Se dovessi elencare tre caratteristiche proprie del tuo stile quali sono?
Moderno, elegante e pulito. È la linea della pasticceria francese, quella che mi piace, ma io la voglio mettere in pratica in versione vegana.
Qual è l’ingrediente del quale non puoi fare a meno?
Lo zucchero perché si utilizza per fare il caramello, che è il mio gusto preferito, e poi perché non sono una pasticciera healthy, che crea dolci dietetici. Si possono preparare dolci senza zucchero, ma non è il tipo di pasticceria che interessa a me.
Uno che non sfrutterai mai?
I litchi: hanno un sapore e una consistenza che mi disgusta. Nei ristoranti in cui ho lavorato in Australia spesso si usavano e ho anche avuto modo di assaggiarli nei dolci creati da altri chef, ma non li ho mai inseriti nei miei dolci né intendo farlo.

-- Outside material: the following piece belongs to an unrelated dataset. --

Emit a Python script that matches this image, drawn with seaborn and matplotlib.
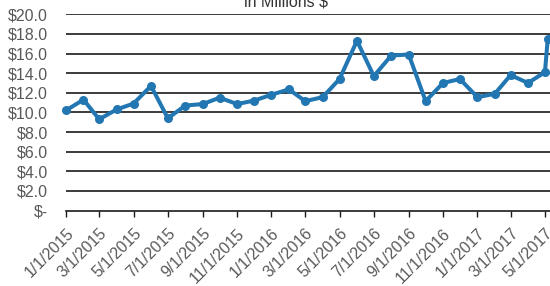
import pandas as pd
import matplotlib
matplotlib.use("Agg")
import matplotlib.pyplot as plt
import matplotlib.dates as mdates
import matplotlib.ticker as mticker
import seaborn as sns

# Dados (em milhões de $), mensais de 1/1/2015 a 5/1/2017 + último ponto cortado
datas = list(pd.date_range("2015-01-01", "2017-05-01", freq="MS")) + [pd.Timestamp("2017-05-06")]
valores = [10.2, 11.3, 9.3, 10.3, 10.9, 12.7, 9.4, 10.7, 10.85, 11.5, 10.85, 11.2,
           11.8, 12.35, 11.15, 11.55, 13.4, 17.3, 13.7, 15.8, 15.9, 11.15, 13.0, 13.4,
           11.55, 11.9, 13.8, 13.0, 14.1, 17.5]
y_ticks = [0, 2, 4, 6, 8, 10, 12, 14, 16, 18, 20]
titulo = "in Millions $"

df = pd.DataFrame({"data": datas, "valor": valores})

sns.set_style("white")
plt.rcParams["font.family"] = ["Liberation Sans", "DejaVu Sans"]
cinza = "#595959"

fig = plt.figure(figsize=(5.5, 2.86), dpi=100)
ax = fig.add_axes([66 / 550, 1 - 210.5 / 286, 1 - 66 / 550, (210.5 - 14.3) / 286])

sns.lineplot(data=df, x="data", y="valor", ax=ax, color="#2277b3", linewidth=2.9,
             marker="o", markersize=6.5, markeredgewidth=0, clip_on=False)

# grade horizontal
for v in y_ticks[1:]:
    ax.axhline(v, color="#1a1a1a", linewidth=1.2, zorder=0)

ax.set_ylim(0, 20)
ax.set_xlim(pd.Timestamp("2015-01-01"), pd.Timestamp("2017-05-10"))
ax.set_yticks(y_ticks)
ax.set_yticklabels(["$-"] + [f"${v:.1f}" for v in y_ticks[1:]])

ax.xaxis.set_major_locator(mdates.MonthLocator(bymonth=[1, 3, 5, 7, 9, 11]))
ax.xaxis.set_major_formatter(mticker.FuncFormatter(
    lambda x, pos: (lambda d: f"{d.month}/{d.day}/{d.year}")(mdates.num2date(x))))

for s in ["top", "right", "left"]:
    ax.spines[s].set_visible(False)
ax.spines["bottom"].set_color("#1a1a1a")
ax.spines["bottom"].set_linewidth(1.2)

ax.tick_params(axis="y", length=0, pad=13, labelsize=11.5, labelcolor=cinza)
ax.tick_params(axis="x", direction="out", length=4, width=1, color="#1a1a1a",
               labelsize=11.5, labelcolor=cinza, pad=7, bottom=True)
plt.setp(ax.get_xticklabels(), rotation=45, ha="right", rotation_mode="anchor")

ax.set_xlabel("")
ax.set_ylabel("")
ax.grid(False)

fig.text(286 / 550, 1 - 7 / 286, titulo, ha="center", va="baseline",
         fontsize=11.5, color="#333333")

fig.savefig("out.png", dpi=100)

In base alla tua esperienza le persone sono pronte a rinunciare al burro e all’uovo?
Sono molto scettiche, anch’io lo ero anni fa: se le persone vedono un dolce etichettato vegano non lo mangiano o sono titubanti a causa di pregiudizi. Se invece si presenta un dessert fatto bene, omettendo che è privo di derivati animali, lo mangiano senza problemi e dicono pure che è buono.
La verità è che un dolce 100% vegetale, se fatto bene, non ha niente da invidiare a uno classico, anzi è il contrario semmai, viste le implicazioni etiche.
C’è una sfida culinaria che non sei ancora riuscita a vincere?
Ho in programma nei prossimi mesi di mettere a punto la mia ricetta del bignè: ho fatto alcuni esperimenti, ma nessuno che mi convincesse appieno. Penso che il bignè sia tra i prodotti più complessi da rendere vegan; ci sono già alcune ricette online o sui libri, ma a me piace sperimentare per arrivare a risultati originali.